» Rows from a dataset of charts and code:
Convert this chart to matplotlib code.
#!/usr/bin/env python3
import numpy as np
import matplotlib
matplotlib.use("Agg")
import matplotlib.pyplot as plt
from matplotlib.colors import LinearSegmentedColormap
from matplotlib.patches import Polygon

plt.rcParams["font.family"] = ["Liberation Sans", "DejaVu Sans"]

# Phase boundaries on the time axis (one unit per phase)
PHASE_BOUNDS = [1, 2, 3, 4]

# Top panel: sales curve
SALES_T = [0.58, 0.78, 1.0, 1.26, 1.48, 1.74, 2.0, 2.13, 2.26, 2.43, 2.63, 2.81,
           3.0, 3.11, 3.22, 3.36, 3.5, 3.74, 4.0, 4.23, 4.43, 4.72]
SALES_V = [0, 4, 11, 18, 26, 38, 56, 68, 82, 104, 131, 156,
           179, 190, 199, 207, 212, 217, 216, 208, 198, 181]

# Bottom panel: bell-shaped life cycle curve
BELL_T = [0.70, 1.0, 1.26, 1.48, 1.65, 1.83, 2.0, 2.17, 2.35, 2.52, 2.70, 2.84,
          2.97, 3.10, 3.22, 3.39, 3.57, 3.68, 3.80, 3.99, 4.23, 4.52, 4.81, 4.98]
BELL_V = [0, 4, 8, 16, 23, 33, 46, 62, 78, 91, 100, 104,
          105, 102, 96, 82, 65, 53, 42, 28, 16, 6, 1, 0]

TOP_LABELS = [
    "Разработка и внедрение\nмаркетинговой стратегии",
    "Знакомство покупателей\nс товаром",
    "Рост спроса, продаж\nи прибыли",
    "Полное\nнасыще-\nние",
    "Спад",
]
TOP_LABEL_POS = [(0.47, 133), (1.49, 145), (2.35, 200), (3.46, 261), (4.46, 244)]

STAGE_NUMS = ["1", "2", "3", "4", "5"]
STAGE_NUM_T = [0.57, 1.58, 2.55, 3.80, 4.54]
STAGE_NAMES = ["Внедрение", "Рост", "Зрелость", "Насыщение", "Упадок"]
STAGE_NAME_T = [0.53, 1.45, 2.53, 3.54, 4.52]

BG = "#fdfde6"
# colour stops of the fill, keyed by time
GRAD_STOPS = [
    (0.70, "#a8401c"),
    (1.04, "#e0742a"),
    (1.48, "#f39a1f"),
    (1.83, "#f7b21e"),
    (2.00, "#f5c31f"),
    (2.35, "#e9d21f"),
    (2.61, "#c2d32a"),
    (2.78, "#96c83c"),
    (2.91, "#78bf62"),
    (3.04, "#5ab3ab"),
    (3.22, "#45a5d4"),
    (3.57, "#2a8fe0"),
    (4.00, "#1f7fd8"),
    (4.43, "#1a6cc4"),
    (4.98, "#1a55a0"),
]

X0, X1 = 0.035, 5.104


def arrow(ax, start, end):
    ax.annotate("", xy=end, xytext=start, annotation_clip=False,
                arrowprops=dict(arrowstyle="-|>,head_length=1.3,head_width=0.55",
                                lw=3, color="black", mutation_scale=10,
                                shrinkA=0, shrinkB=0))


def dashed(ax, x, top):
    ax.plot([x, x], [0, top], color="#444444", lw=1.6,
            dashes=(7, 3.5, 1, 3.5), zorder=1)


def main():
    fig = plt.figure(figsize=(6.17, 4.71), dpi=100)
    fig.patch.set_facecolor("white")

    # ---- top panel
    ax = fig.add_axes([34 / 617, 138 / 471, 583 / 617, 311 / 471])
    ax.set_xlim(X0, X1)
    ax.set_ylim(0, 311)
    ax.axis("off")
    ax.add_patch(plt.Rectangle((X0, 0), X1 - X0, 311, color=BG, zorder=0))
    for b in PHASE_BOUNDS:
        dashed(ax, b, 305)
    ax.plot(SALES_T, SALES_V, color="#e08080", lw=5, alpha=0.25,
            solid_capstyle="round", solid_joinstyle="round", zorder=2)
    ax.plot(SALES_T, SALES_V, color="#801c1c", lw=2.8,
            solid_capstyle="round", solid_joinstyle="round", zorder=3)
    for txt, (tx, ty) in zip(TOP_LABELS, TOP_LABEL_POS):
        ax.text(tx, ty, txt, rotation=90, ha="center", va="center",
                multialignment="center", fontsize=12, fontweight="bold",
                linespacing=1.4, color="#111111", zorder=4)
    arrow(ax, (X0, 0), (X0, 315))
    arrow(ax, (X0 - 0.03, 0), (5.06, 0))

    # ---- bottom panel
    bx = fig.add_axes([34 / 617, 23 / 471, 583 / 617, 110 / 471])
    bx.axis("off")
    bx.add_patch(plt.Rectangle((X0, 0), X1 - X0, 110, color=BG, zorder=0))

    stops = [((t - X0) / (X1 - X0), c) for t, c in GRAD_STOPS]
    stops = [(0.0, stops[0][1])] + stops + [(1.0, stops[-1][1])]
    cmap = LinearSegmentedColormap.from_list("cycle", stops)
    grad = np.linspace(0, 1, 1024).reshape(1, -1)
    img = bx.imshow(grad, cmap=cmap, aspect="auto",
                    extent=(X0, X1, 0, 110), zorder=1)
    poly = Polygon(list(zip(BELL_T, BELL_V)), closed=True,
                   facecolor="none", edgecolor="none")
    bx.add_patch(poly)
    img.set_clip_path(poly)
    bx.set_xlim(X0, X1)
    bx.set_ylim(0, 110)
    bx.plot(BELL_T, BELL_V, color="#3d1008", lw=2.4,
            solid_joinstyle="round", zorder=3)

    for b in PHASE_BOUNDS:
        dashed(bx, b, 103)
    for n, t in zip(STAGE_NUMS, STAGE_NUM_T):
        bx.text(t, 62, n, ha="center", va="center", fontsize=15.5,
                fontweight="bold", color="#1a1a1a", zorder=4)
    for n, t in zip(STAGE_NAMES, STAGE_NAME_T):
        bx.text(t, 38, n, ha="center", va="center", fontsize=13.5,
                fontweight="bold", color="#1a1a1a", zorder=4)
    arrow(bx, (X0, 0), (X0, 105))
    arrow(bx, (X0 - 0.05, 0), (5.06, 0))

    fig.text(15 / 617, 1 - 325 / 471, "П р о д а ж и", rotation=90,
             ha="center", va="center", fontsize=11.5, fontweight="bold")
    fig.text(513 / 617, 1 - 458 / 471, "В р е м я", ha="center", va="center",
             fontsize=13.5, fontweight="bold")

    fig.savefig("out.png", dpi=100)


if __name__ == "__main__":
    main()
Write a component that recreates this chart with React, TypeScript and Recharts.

» The problem: Return only the lines from the beginning of the material up to and including the line with "179, 190, 199, 207, 212, 217, 216, 208, 198, 181]", exactly as written.

» Exercise answer:
Convert this chart to matplotlib code.
#!/usr/bin/env python3
import numpy as np
import matplotlib
matplotlib.use("Agg")
import matplotlib.pyplot as plt
from matplotlib.colors import LinearSegmentedColormap
from matplotlib.patches import Polygon

plt.rcParams["font.family"] = ["Liberation Sans", "DejaVu Sans"]

# Phase boundaries on the time axis (one unit per phase)
PHASE_BOUNDS = [1, 2, 3, 4]

# Top panel: sales curve
SALES_T = [0.58, 0.78, 1.0, 1.26, 1.48, 1.74, 2.0, 2.13, 2.26, 2.43, 2.63, 2.81,
           3.0, 3.11, 3.22, 3.36, 3.5, 3.74, 4.0, 4.23, 4.43, 4.72]
SALES_V = [0, 4, 11, 18, 26, 38, 56, 68, 82, 104, 131, 156,
           179, 190, 199, 207, 212, 217, 216, 208, 198, 181]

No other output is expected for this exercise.